Topics: pocket veto, presidential veto power, publication of laws, government spending and accounting

Summary

Background

Thirty-three individual members of the House of Representatives sued after both chambers had passed H.R. 4042, a bill that would have conditioned continued U.S. military aid to El Salvador on the President’s semiannual certification about human rights. The President did not sign or return the bill and claimed the adjournment caused a “pocket veto.” Petitioners named in the suit included the Acting Archivist and the White House Executive Clerk. The Senate and the Speaker with a Bipartisan Leadership Group intervened.
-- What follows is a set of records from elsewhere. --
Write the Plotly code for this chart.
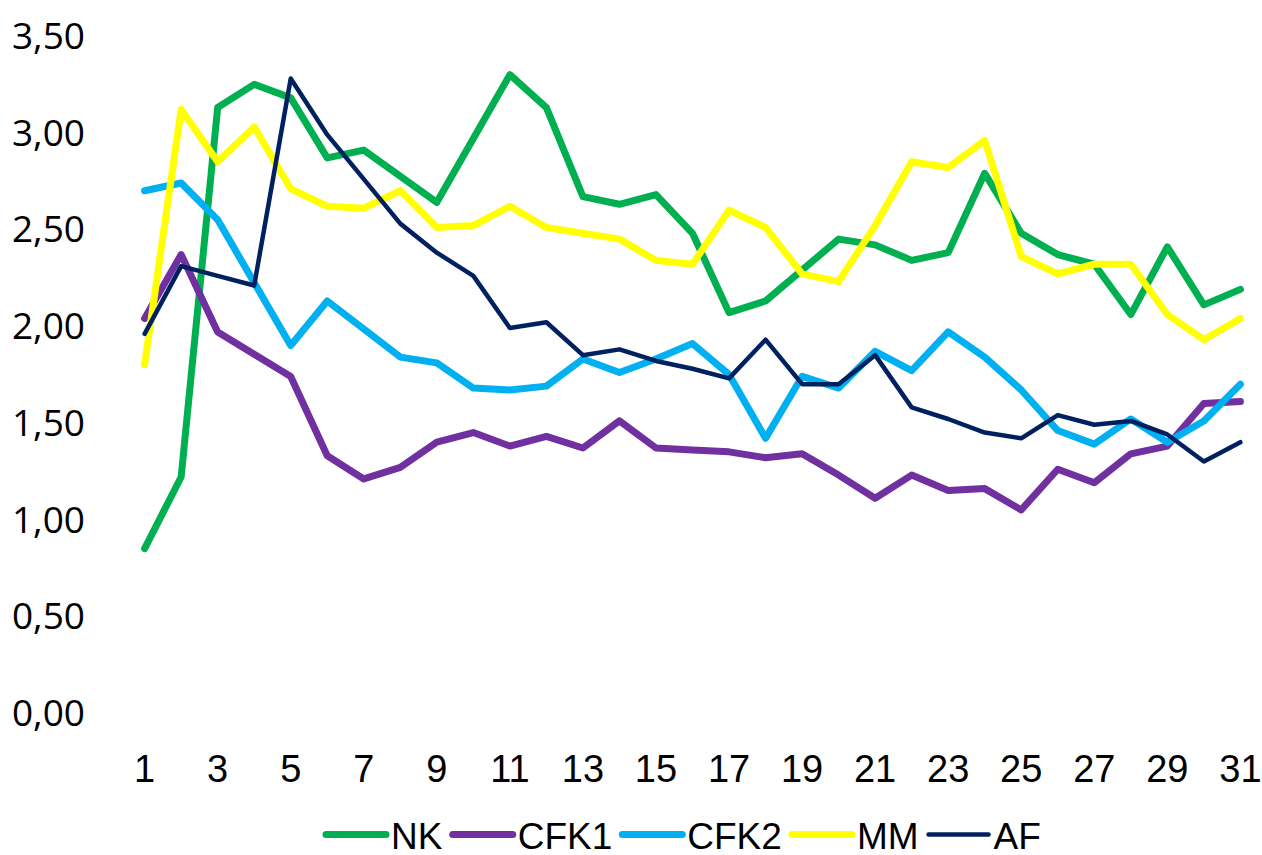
import plotly.graph_objects as go

days = list(range(1, 32))

nk = [0.85, 1.22, 3.13, 3.25, 3.18, 2.87, 2.91, 2.78, 2.64, 2.97, 3.30,
      3.13, 2.67, 2.63, 2.68, 2.48, 2.07, 2.13, 2.29, 2.45, 2.42,
      2.34, 2.38, 2.79, 2.48, 2.37, 2.32, 2.06, 2.41, 2.11, 2.19]
cfk1 = [2.04, 2.37, 1.97, 1.86, 1.74, 1.33, 1.21, 1.27, 1.40, 1.45, 1.38,
        1.43, 1.37, 1.51, 1.37, 1.36, 1.35, 1.32, 1.34, 1.23, 1.11,
        1.23, 1.15, 1.16, 1.05, 1.26, 1.19, 1.34, 1.38, 1.60, 1.61]
cfk2 = [2.70, 2.74, 2.55, 2.23, 1.90, 2.13, 1.98, 1.84, 1.81, 1.68, 1.67,
        1.69, 1.83, 1.76, 1.83, 1.91, 1.75, 1.42, 1.74, 1.68, 1.87,
        1.77, 1.97, 1.84, 1.67, 1.46, 1.39, 1.52, 1.40, 1.51, 1.70]
mm = [1.80, 3.12, 2.85, 3.03, 2.71, 2.62, 2.61, 2.70, 2.51, 2.52, 2.62,
      2.51, 2.48, 2.45, 2.34, 2.32, 2.60, 2.51, 2.27, 2.23, 2.52,
      2.85, 2.82, 2.96, 2.36, 2.27, 2.32, 2.32, 2.06, 1.93, 2.04]
af = [1.96, 2.31, 2.26, 2.21, 3.28, 2.99, 2.76, 2.53, 2.38, 2.26, 1.99,
      2.02, 1.85, 1.88, 1.82, 1.78, 1.73, 1.93, 1.70, 1.70, 1.85,
      1.58, 1.52, 1.45, 1.42, 1.54, 1.49, 1.51, 1.44, 1.30, 1.40]

series = [
    ("NK", nk, "#00B050", 7),
    ("CFK1", cfk1, "#7030A0", 7),
    ("CFK2", cfk2, "#00B0F0", 7),
    ("MM", mm, "#FFFF00", 7),
    ("AF", af, "#002060", 4.5),
]

narrow = "Liberation Sans Narrow, Liberation Sans, Arial, sans-serif"

fig = go.Figure()
for name, vals, color, w in series:
    fig.add_trace(go.Scatter(
        x=days, y=vals, name=name, mode="lines",
        line=dict(color=color, width=w),
    ))

fig.update_layout(
    width=1270, height=875,
    paper_bgcolor="white", plot_bgcolor="white",
    margin=dict(l=130, r=9, t=34, b=145),
    separators=",.",
    showlegend=True,
    legend=dict(
        orientation="h", x=0.492, xanchor="center", y=-0.18, yanchor="middle",
        font=dict(family=narrow, size=37, color="black"),
        itemwidth=60, tracegroupgap=0,
    ),
)
fig.update_xaxes(
    range=[0.6, 31.4], tickmode="linear", tick0=1, dtick=2,
    showgrid=False, zeroline=False, showline=False, ticks="",
    ticklabelstandoff=30,
    tickfont=dict(family=narrow, size=38, color="black"),
)
fig.update_yaxes(
    range=[0, 3.5], tickmode="linear", tick0=0, dtick=0.5, tickformat=".2f",
    showgrid=False, zeroline=False, showline=False, ticks="",
    ticklabelstandoff=44,
    tickfont=dict(family="Open Sans, DejaVu Sans, sans-serif", size=37, color="black"),
)

post = (
    "document.body.style.margin='0';document.body.style.overflow='hidden';"
    "document.querySelectorAll('.js-line').forEach(function(p){"
    "p.style.strokeLinejoin='round';p.style.strokeLinecap='round';});"
)

fig.write_html(
    "out.html",
    config={"displayModeBar": False},
    post_script=post,
)
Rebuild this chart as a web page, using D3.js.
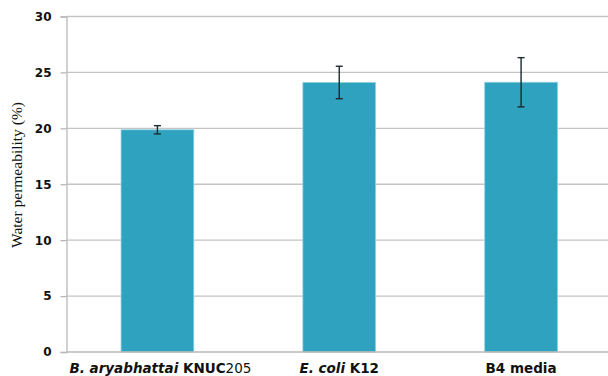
<!DOCTYPE html>
<html>
<head>
<meta charset="utf-8">
<script src="https://cdn.jsdelivr.net/npm/d3@7"></script>
<style>
  html, body { margin: 0; padding: 0; background: #fff; }
  svg { display: block; }
</style>
</head>
<body>
<svg id="chart" width="608" height="376"></svg>
<script>
// Water permeability by culture condition, mean ± error
const categories = ["B. aryabhattai KNUC205", "E. coli K12", "B4 media"];
const labelParts = [
  [{ t: "B. aryabhattai ", italic: true, bold: true }, { t: "KNUC", bold: true }, { t: "205", bold: false }],
  [{ t: "E. coli ", italic: true, bold: true }, { t: "K12", bold: true }],
  [{ t: "B4 media", bold: true }]
];
const means = [19.87, 24.1, 24.12];
const errors = [0.37, 1.45, 2.2];
const yTicks = [0, 5, 10, 15, 20, 25, 30];
const yTitle = "Water permeability (%)";

const svg = d3.select("#chart");
const margin = { left: 66.5, right: -4, top: 16.5, bottom: 24 };
const W = 608, H = 376;

const x = d3.scaleBand()
  .domain(categories)
  .range([margin.left, W - margin.right])
  .paddingInner(0.6)
  .paddingOuter(0.3);

const y = d3.scaleLinear().domain([0, 30]).range([H - margin.bottom, margin.top]);

// horizontal gridlines
svg.append("g")
  .selectAll("line")
  .data(yTicks.filter(d => d > 0))
  .join("line")
  .attr("x1", margin.left)
  .attr("x2", W)
  .attr("y1", d => y(d))
  .attr("y2", d => y(d))
  .attr("stroke", "#c4c4c4")
  .attr("stroke-width", 1.3);

// y axis
const yAxis = d3.axisLeft(y).tickValues(yTicks).tickSize(6).tickPadding(9);
const gy = svg.append("g").attr("transform", `translate(${margin.left},0)`).call(yAxis);
gy.select(".domain").attr("stroke", "#b8b8b8").attr("stroke-width", 1.3);
gy.selectAll(".tick line").attr("stroke", "#b8b8b8").attr("stroke-width", 1.3);
gy.selectAll(".tick text")
  .attr("fill", "#111")
  .style("font-family", "'DejaVu Sans', sans-serif")
  .style("font-weight", "bold")
  .style("font-size", "12px");

// bars
svg.append("g")
  .selectAll("rect")
  .data(categories)
  .join("rect")
  .attr("x", d => x(d))
  .attr("y", (d, i) => y(means[i]))
  .attr("width", x.bandwidth())
  .attr("height", (d, i) => y(0) - y(means[i]))
  .attr("fill", "#2ea2be")
  .attr("stroke", "#8fd0e0")
  .attr("stroke-width", 0.8);

// x axis baseline
svg.append("line")
  .attr("x1", margin.left)
  .attr("x2", W)
  .attr("y1", y(0))
  .attr("y2", y(0))
  .attr("stroke", "#b8b8b8")
  .attr("stroke-width", 1.3);

// error bars
const eb = svg.append("g").attr("stroke", "#1c2a30").attr("stroke-width", 1.4);
categories.forEach((c, i) => {
  const cx = x(c) + x.bandwidth() / 2;
  const top = y(means[i] + errors[i]);
  const bot = y(means[i] - errors[i]);
  eb.append("line").attr("x1", cx).attr("x2", cx).attr("y1", top).attr("y2", bot);
  eb.append("line").attr("x1", cx - 3.5).attr("x2", cx + 3.5).attr("y1", top).attr("y2", top);
  eb.append("line").attr("x1", cx - 3.5).attr("x2", cx + 3.5).attr("y1", bot).attr("y2", bot);
});

// category labels
const lab = svg.append("g")
  .style("font-family", "'DejaVu Sans', sans-serif")
  .style("font-size", "13.5px")
  .attr("fill", "#111");
categories.forEach((c, i) => {
  const t = lab.append("text")
    .attr("x", x(c) + x.bandwidth() / 2 + (i === 0 ? 3 : 0))
    .attr("y", 373)
    .attr("text-anchor", "middle");
  labelParts[i].forEach(p => {
    t.append("tspan")
      .text(p.t)
      .style("font-style", p.italic ? "italic" : "normal")
      .style("font-weight", p.bold ? "bold" : "normal");
  });
});

// y axis title
svg.append("text")
  .attr("transform", `translate(22,175) rotate(-90)`)
  .attr("text-anchor", "middle")
  .style("font-family", "'Liberation Serif', 'Times New Roman', serif")
  .style("font-size", "15.5px")
  .attr("fill", "#111")
  .text(yTitle);
</script>
</body>
</html>
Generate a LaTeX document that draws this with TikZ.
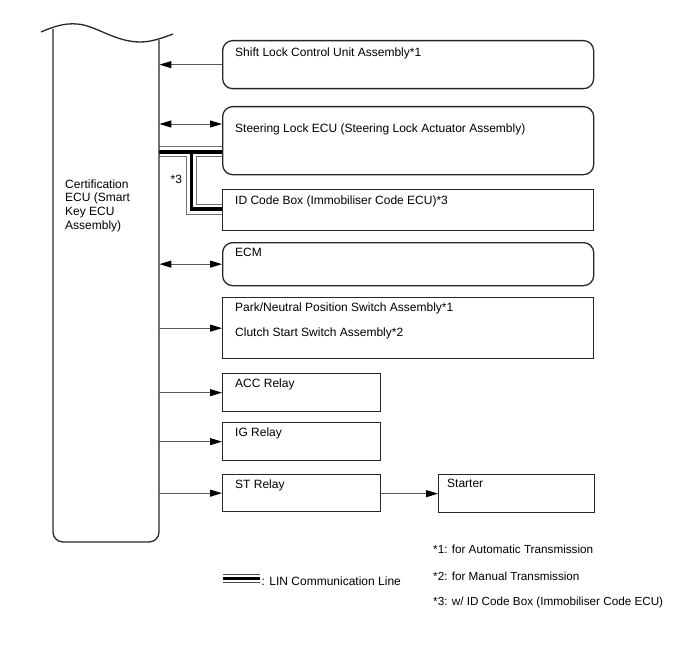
\documentclass[tikz,border=0pt]{standalone}
\usepackage{fontspec}
\setmainfont{Liberation Sans}
\usetikzlibrary{arrows.meta,calc}
\pgfdeclarelayer{bg}
\pgfsetlayers{bg,main}
\begin{document}
\begin{tikzpicture}[x=1pt,y=-1pt,
  font=\fontsize{12}{13.6}\selectfont,
  border/.style={draw=black!85, line width=1.3pt},
  rbox/.style={border, rounded corners=10pt, inner sep=0pt, anchor=north west},
  sbox/.style={border, inner sep=0pt, anchor=north west},
  lbl/.style={anchor=base west, inner sep=0pt},
  conn/.style={draw=black!65, line width=0.9pt},
  arr/.style={conn, -{Triangle[length=12pt,width=7pt,color=black]}},
  darr/.style={conn, {Triangle[length=12pt,width=7pt,color=black]}-{Triangle[length=12pt,width=7pt,color=black]}},
  lingray/.style={draw=black!55, line width=11pt},
  linwhite/.style={draw=white, line width=9pt},
  linblack/.style={draw=black, line width=3.5pt}
]
\useasboundingbox (0,0) rectangle (688,658);

% ECU (custom outline)
\node[inner sep=0pt, minimum width=106pt, minimum height=513pt, anchor=north west] (ecu) at (53,29) {};
\draw[border] (41,32) .. controls (55,26) and (65,23) .. (77,24)
  .. controls (95,25) and (115,42) .. (140,42)
  .. controls (152,42) and (162,38) .. (173,34);
\draw[border, rounded corners=10pt] (53,29) -- (53,542) -- (159,542) -- (159,40);
\node[anchor=north west, inner sep=0pt, align=left] (ecutxt) at (65,179.5)
  {Certification\\ECU (Smart\\Key ECU\\Assembly)};

% Boxes
\node[rbox, minimum width=371pt, minimum height=48pt] (shift) at (222,40) {};
\node[rbox, minimum width=371pt, minimum height=68pt] (steer) at (222,106) {};
\node[sbox, minimum width=371pt, minimum height=41pt] (idbox) at (222,189) {};
\node[rbox, minimum width=371pt, minimum height=43pt] (ecm) at (222,242) {};
\node[sbox, minimum width=371pt, minimum height=61pt] (park) at (222,297) {};
\node[sbox, minimum width=158pt, minimum height=38pt] (acc) at (222,373) {};
\node[sbox, minimum width=158pt, minimum height=38pt] (ig) at (222,422) {};
\node[sbox, minimum width=158pt, minimum height=37pt] (st) at (222,474) {};
\node[sbox, minimum width=156pt, minimum height=38pt] (starter) at (438,474) {};

% Box labels
\node[lbl] (tshift) at ($(shift.north west)+(13,17)$) {Shift Lock Control Unit Assembly*1};
\node[lbl] (tsteer) at ($(steer.north west)+(13,27)$) {Steering Lock ECU (Steering Lock Actuator Assembly)};
\node[lbl] (tid) at ($(idbox.north west)+(13,15)$) {ID Code Box (Immobiliser Code ECU)*3};
\node[lbl] (tecm) at ($(ecm.north west)+(13,14)$) {ECM};
\node[lbl] (tpark1) at ($(park.north west)+(13,14.7)$) {Park/Neutral Position Switch Assembly*1};
\node[lbl] (tpark2) at ($(park.north west)+(13,39.7)$) {Clutch Start Switch Assembly*2};
\node[lbl] (tacc) at ($(acc.north west)+(13,14)$) {ACC Relay};
\node[lbl] (tig) at ($(ig.north west)+(13,14)$) {IG Relay};
\node[lbl] (tst) at ($(st.north west)+(13,14)$) {ST Relay};
\node[lbl] (tstarter) at ($(starter.north west)+(9,13.5)$) {Starter};

% Connectors
\draw[arr] (shift.west) -- (ecu.east |- shift.west);
\draw[darr] (ecu.east |- 0,124) -- (steer.west |- 0,124);
\draw[darr] (ecu.east |- ecm.west) -- (ecm.west);
\draw[arr] (ecu.east |- park.west) -- (park.west);
\draw[arr] (ecu.east |- acc.west) -- (acc.west);
\draw[arr] (ecu.east |- ig.west) -- (ig.west);
\draw[arr] (ecu.east |- st.west) -- (st.west);
\draw[arr] (st.east |- starter.west) -- (starter.west);

% LIN communication lines
\coordinate (lA) at (ecu.east |- 0,152);
\coordinate (lB) at (steer.west |- 0,152);
\coordinate (lJ) at (191.5,152);
\coordinate (lK) at (191.5,209);
\coordinate (lC) at (idbox.west |- 0,209);
\begin{pgfonlayer}{bg}
\draw[lingray] (lA) -- (lB);
\draw[lingray] (lJ) -- (lK) -- (lC);
\draw[linwhite, line cap=rect] (lA) -- (lB);
\draw[linwhite] (lJ) -- (lK) -- (lC);
\draw[linblack] (lA) -- (lB);
\draw[linblack] (lJ) -- (lK) -- (lC);
\end{pgfonlayer}
\node[lbl] (star3) at (170.5,183.3) {*3};

% Legend
\coordinate (gA) at (223,578);
\coordinate (gB) at (260,578);
\draw[draw=black!70, line width=9pt] (gA) -- (gB);
\draw[draw=white, line width=7pt] (gA) -- (gB);
\draw[draw=black, line width=3pt] (gA) -- (gB);
\node[lbl] (legtxt) at (261.5,585.5) {: LIN Communication Line};

% Footnotes
\begin{scope}[font=\fontsize{11.7}{13.6}\selectfont]
\node[lbl] (fn1) at (433,553.5) {*1: for Automatic Transmission};
\node[lbl] (fn2) at (433,580) {*2: for Manual Transmission};
\node[lbl] (fn3) at (433,605) {*3: w/ ID Code Box (Immobiliser Code ECU)};
\end{scope}
\end{tikzpicture}
\end{document}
The District Court granted summary judgment for the Executive, but a divided Court of Appeals reversed, finding standing and that the bill had become law.

Reasoning

The Supreme Court considered whether a live case or controversy existed when it decided the appeal. It held the bill expired by its own terms on September 30, 1984, before this Court’s decision, so there was no present legal effect to be resolved. The Court treated an expired statute like a repealed law and rejected respondents’ claims that failure to publish the bill or possible future recovery of wrongly spent funds kept the dispute alive, finding those theories speculative and not a present controversy. Because the underlying issue was moot, the Court vacated the Court of Appeals’ judgment and instructed dismissal of the complaint.

Real world impact

The decision prevents these House members and the intervening legislators from obtaining a federal ruling on whether H.R. 4042 ever became law. The Court did not resolve who was right about the pocket veto or about publication and accounting duties, and it emphasized that possible future accounting disputes are speculative and would involve different parties.

Dissents or concurrances

Justice Stevens (joined by Justice White) dissented, arguing the case remained live because Congress still had concrete interests: duties to publish laws, to report or stop aid during the covered period, and potential Comptroller General recovery of funds.